Directive:
Write out the material exactly, leaving every picture behind.

● ● ●

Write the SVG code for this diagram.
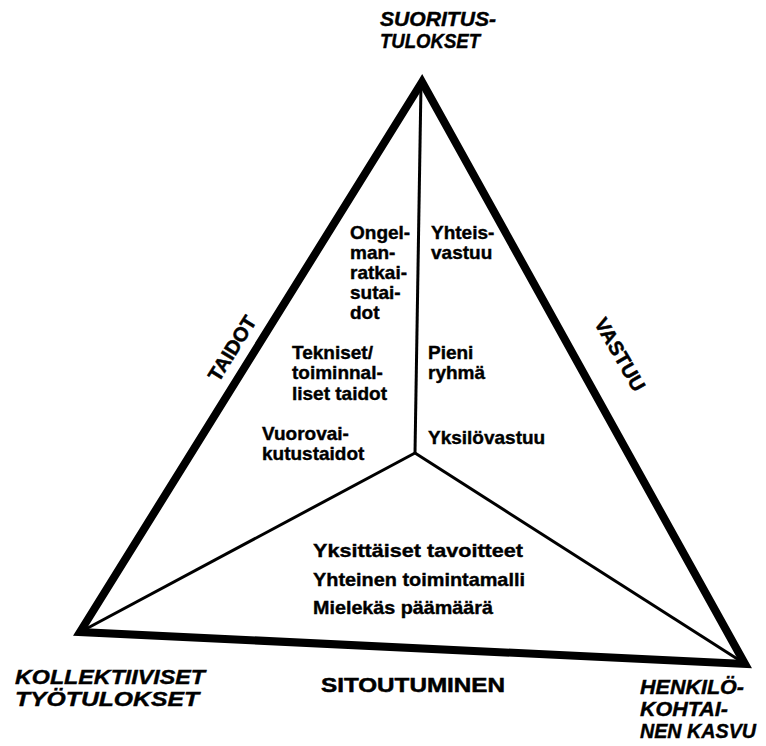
<svg xmlns="http://www.w3.org/2000/svg" width="766" height="746" viewBox="0 0 766 746">
<style>
.t{font-family:"Liberation Sans",Arial,sans-serif;font-weight:bold;font-size:19px;fill:#000;stroke:#000;stroke-width:0.4}
.c{font-family:"Liberation Sans",Arial,sans-serif;font-weight:bold;font-style:italic;font-size:20px;fill:#000;stroke:#000;stroke-width:0.4}
.h{font-family:"Liberation Sans",Arial,sans-serif;font-weight:bold;font-size:20px;fill:#000;stroke:#000;stroke-width:0.5}
.outer{fill:none;stroke:#000;stroke-width:8;stroke-linejoin:miter}
.inner{fill:none;stroke:#000;stroke-width:3}
</style>
<rect width="766" height="746" fill="#fff"/>
<g id="connectors">
<polygon class="outer" points="422,82 80,632 745,664"/>
<line class="inner" x1="421" y1="84" x2="415" y2="453"/>
<line class="inner" x1="415" y1="453" x2="84" y2="630"/>
<line class="inner" x1="415" y1="453" x2="739" y2="660"/>
</g>
<g id="suoritustulokset">
<text class="c" x="380" y="26" textLength="116" lengthAdjust="spacingAndGlyphs">SUORITUS-</text>
<text class="c" x="380" y="48" textLength="100" lengthAdjust="spacingAndGlyphs">TULOKSET</text>
</g>
<g id="kollektiiviset">
<text class="c" x="15" y="684" textLength="190" lengthAdjust="spacingAndGlyphs">KOLLEKTIIVISET</text>
<text class="c" x="15" y="706" textLength="184" lengthAdjust="spacingAndGlyphs">TYÖTULOKSET</text>
</g>
<g id="henkilokohtainen">
<text class="c" x="640" y="694" textLength="104" lengthAdjust="spacingAndGlyphs">HENKILÖ-</text>
<text class="c" x="640" y="716" textLength="88" lengthAdjust="spacingAndGlyphs">KOHTAI-</text>
<text class="c" x="640" y="738" textLength="116" lengthAdjust="spacingAndGlyphs">NEN KASVU</text>
</g>
<g id="sitoutuminen">
<text class="h" x="321" y="692" textLength="184" lengthAdjust="spacingAndGlyphs">SITOUTUMINEN</text>
</g>
<g id="taidot">
<text class="h" transform="translate(238,352) rotate(-58)" text-anchor="middle">TAIDOT</text>
</g>
<g id="vastuu">
<text class="h" transform="translate(614,358) rotate(60)" text-anchor="middle">VASTUU</text>
</g>
<g id="taidot-items">
<text class="t" x="350" y="239">Ongel-</text>
<text class="t" x="350" y="259">man-</text>
<text class="t" x="350" y="279">ratkai-</text>
<text class="t" x="350" y="299">sutai-</text>
<text class="t" x="350" y="319">dot</text>
<text class="t" x="292" y="359">Tekniset/</text>
<text class="t" x="292" y="379">toiminnal-</text>
<text class="t" x="292" y="400">liset taidot</text>
<text class="t" x="262" y="440">Vuorovai-</text>
<text class="t" x="262" y="460">kutustaidot</text>
</g>
<g id="vastuu-items">
<text class="t" x="431" y="239">Yhteis-</text>
<text class="t" x="431" y="259">vastuu</text>
<text class="t" x="428" y="359">Pieni</text>
<text class="t" x="428" y="379">ryhmä</text>
<text class="t" x="428" y="444">Yksilövastuu</text>
</g>
<g id="sitoutuminen-items">
<text class="t" x="313" y="557" textLength="210" lengthAdjust="spacingAndGlyphs">Yksittäiset tavoitteet</text>
<text class="t" x="313" y="586" textLength="212" lengthAdjust="spacingAndGlyphs">Yhteinen toimintamalli</text>
<text class="t" x="313" y="614" textLength="180" lengthAdjust="spacingAndGlyphs">Mielekäs päämäärä</text>
</g>
</svg>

● ● ●

The reply:
Write the SVG code for this diagram.
<svg xmlns="http://www.w3.org/2000/svg" width="766" height="746" viewBox="0 0 766 746">
<style>
.t{font-family:"Liberation Sans",Arial,sans-serif;font-weight:bold;font-size:19px;fill:#000;stroke:#000;stroke-width:0.4}
.c{font-family:"Liberation Sans",Arial,sans-serif;font-weight:bold;font-style:italic;font-size:20px;fill:#000;stroke:#000;stroke-width:0.4}
.h{font-family:"Liberation Sans",Arial,sans-serif;font-weight:bold;font-size:20px;fill:#000;stroke:#000;stroke-width:0.5}
.outer{fill:none;stroke:#000;stroke-width:8;stroke-linejoin:miter}
.inner{fill:none;stroke:#000;stroke-width:3}
</style>
<rect width="766" height="746" fill="#fff"/>
<g id="connectors">
<polygon class="outer" points="422,82 80,632 745,664"/>
<line class="inner" x1="421" y1="84" x2="415" y2="453"/>
<line class="inner" x1="415" y1="453" x2="84" y2="630"/>
<line class="inner" x1="415" y1="453" x2="739" y2="660"/>
</g>
<g id="suoritustulokset">
<text class="c" x="380" y="26" textLength="116" lengthAdjust="spacingAndGlyphs">SUORITUS-</text>
<text class="c" x="380" y="48" textLength="100" lengthAdjust="spacingAndGlyphs">TULOKSET</text>
</g>
<g id="kollektiiviset">
<text class="c" x="15" y="684" textLength="190" lengthAdjust="spacingAndGlyphs">KOLLEKTIIVISET</text>
<text class="c" x="15" y="706" textLength="184" lengthAdjust="spacingAndGlyphs">TYÖTULOKSET</text>
</g>
<g id="henkilokohtainen">
<text class="c" x="640" y="694" textLength="104" lengthAdjust="spacingAndGlyphs">HENKILÖ-</text>
<text class="c" x="640" y="716" textLength="88" lengthAdjust="spacingAndGlyphs">KOHTAI-</text>
<text class="c" x="640" y="738" textLength="116" lengthAdjust="spacingAndGlyphs">NEN KASVU</text>
</g>
<g id="sitoutuminen">
<text class="h" x="321" y="692" textLength="184" lengthAdjust="spacingAndGlyphs">SITOUTUMINEN</text>
</g>
<g id="taidot">
<text class="h" transform="translate(238,352) rotate(-58)" text-anchor="middle">TAIDOT</text>
</g>
<g id="vastuu">
<text class="h" transform="translate(614,358) rotate(60)" text-anchor="middle">VASTUU</text>
</g>
<g id="taidot-items">
<text class="t" x="350" y="239">Ongel-</text>
<text class="t" x="350" y="259">man-</text>
<text class="t" x="350" y="279">ratkai-</text>
<text class="t" x="350" y="299">sutai-</text>
<text class="t" x="350" y="319">dot</text>
<text class="t" x="292" y="359">Tekniset/</text>
<text class="t" x="292" y="379">toiminnal-</text>
<text class="t" x="292" y="400">liset taidot</text>
<text class="t" x="262" y="440">Vuorovai-</text>
<text class="t" x="262" y="460">kutustaidot</text>
</g>
<g id="vastuu-items">
<text class="t" x="431" y="239">Yhteis-</text>
<text class="t" x="431" y="259">vastuu</text>
<text class="t" x="428" y="359">Pieni</text>
<text class="t" x="428" y="379">ryhmä</text>
<text class="t" x="428" y="444">Yksilövastuu</text>
</g>
<g id="sitoutuminen-items">
<text class="t" x="313" y="557" textLength="210" lengthAdjust="spacingAndGlyphs">Yksittäiset tavoitteet</text>
<text class="t" x="313" y="586" textLength="212" lengthAdjust="spacingAndGlyphs">Yhteinen toimintamalli</text>
<text class="t" x="313" y="614" textLength="180" lengthAdjust="spacingAndGlyphs">Mielekäs päämäärä</text>
</g>
</svg>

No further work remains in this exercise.